─── DATA SECTION
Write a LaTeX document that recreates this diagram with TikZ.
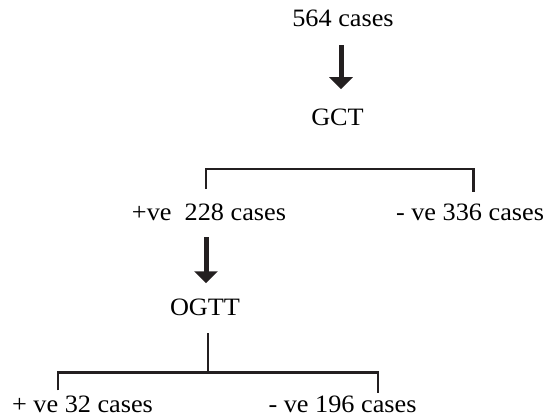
\documentclass[tikz,border=0pt]{standalone}
\usepackage{fontspec}
\setmainfont{Liberation Serif}
\usepackage{tikz}
\usetikzlibrary{arrows.meta}
\definecolor{ink}{RGB}{35,31,32}

\begin{document}
\begin{tikzpicture}[x=1pt,y=-1pt,
  lbl/.style={font=\fontsize{25}{28}\selectfont,inner sep=0pt,xscale=1.05,anchor=base},
  bracket/.style={draw=ink,line width=2.4pt},
  bigarrow/.style={draw=ink,line width=5pt,-{Triangle[width=23pt,length=12pt]}}]
\useasboundingbox (0,0) rectangle (548,417);
% screening levels
\node[lbl] (start) at (343,27) {564 cases};
\node[lbl] (gct) at (337.5,125) {GCT};
\node[lbl] (pos) at (209,220) {+ve~~228 cases};
\node[lbl] (neg) at (470,220) {- ve 336 cases};
\node[lbl] (ogtt) at (205,315) {OGTT};
\node[lbl] (pos2) at (82.5,412) {+ ve 32 cases};
\node[lbl] (neg2) at (342.5,412) {- ve 196 cases};
% arrows down
\draw[bigarrow,shorten <=18pt,shorten >=19pt] ([xshift=-2pt]start.south) -- ([xshift=-2pt]start.south |- gct.north);
\draw[bigarrow,shorten <=17pt,shorten >=15pt] ([xshift=-3pt]pos.south) -- ([xshift=-3pt]pos.south |- ogtt.north);
% GCT split
\draw[bracket] ([xshift=-3pt,yshift=14pt]pos.north) -- ++(0,-20) -| ([xshift=3.5pt,yshift=11.5pt]neg.north);
% OGTT split
\draw[bracket] ([xshift=3pt,yshift=-18pt]ogtt.south) -- ++(0,39) coordinate (fork);
\draw[bracket] ([xshift=-24.5pt,yshift=5pt]pos2.north) |- (fork) -| ([xshift=35.5pt,yshift=2pt]neg2.north);
\end{tikzpicture}
\end{document}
──────
## THE TASK
Reproduce the full material exactly, excluding the pictures.

## FINISHED ANSWER
Write a LaTeX document that recreates this diagram with TikZ.
\documentclass[tikz,border=0pt]{standalone}
\usepackage{fontspec}
\setmainfont{Liberation Serif}
\usepackage{tikz}
\usetikzlibrary{arrows.meta}
\definecolor{ink}{RGB}{35,31,32}

\begin{document}
\begin{tikzpicture}[x=1pt,y=-1pt,
  lbl/.style={font=\fontsize{25}{28}\selectfont,inner sep=0pt,xscale=1.05,anchor=base},
  bracket/.style={draw=ink,line width=2.4pt},
  bigarrow/.style={draw=ink,line width=5pt,-{Triangle[width=23pt,length=12pt]}}]
\useasboundingbox (0,0) rectangle (548,417);
% screening levels
\node[lbl] (start) at (343,27) {564 cases};
\node[lbl] (gct) at (337.5,125) {GCT};
\node[lbl] (pos) at (209,220) {+ve~~228 cases};
\node[lbl] (neg) at (470,220) {- ve 336 cases};
\node[lbl] (ogtt) at (205,315) {OGTT};
\node[lbl] (pos2) at (82.5,412) {+ ve 32 cases};
\node[lbl] (neg2) at (342.5,412) {- ve 196 cases};
% arrows down
\draw[bigarrow,shorten <=18pt,shorten >=19pt] ([xshift=-2pt]start.south) -- ([xshift=-2pt]start.south |- gct.north);
\draw[bigarrow,shorten <=17pt,shorten >=15pt] ([xshift=-3pt]pos.south) -- ([xshift=-3pt]pos.south |- ogtt.north);
% GCT split
\draw[bracket] ([xshift=-3pt,yshift=14pt]pos.north) -- ++(0,-20) -| ([xshift=3.5pt,yshift=11.5pt]neg.north);
% OGTT split
\draw[bracket] ([xshift=3pt,yshift=-18pt]ogtt.south) -- ++(0,39) coordinate (fork);
\draw[bracket] ([xshift=-24.5pt,yshift=5pt]pos2.north) |- (fork) -| ([xshift=35.5pt,yshift=2pt]neg2.north);
\end{tikzpicture}
\end{document}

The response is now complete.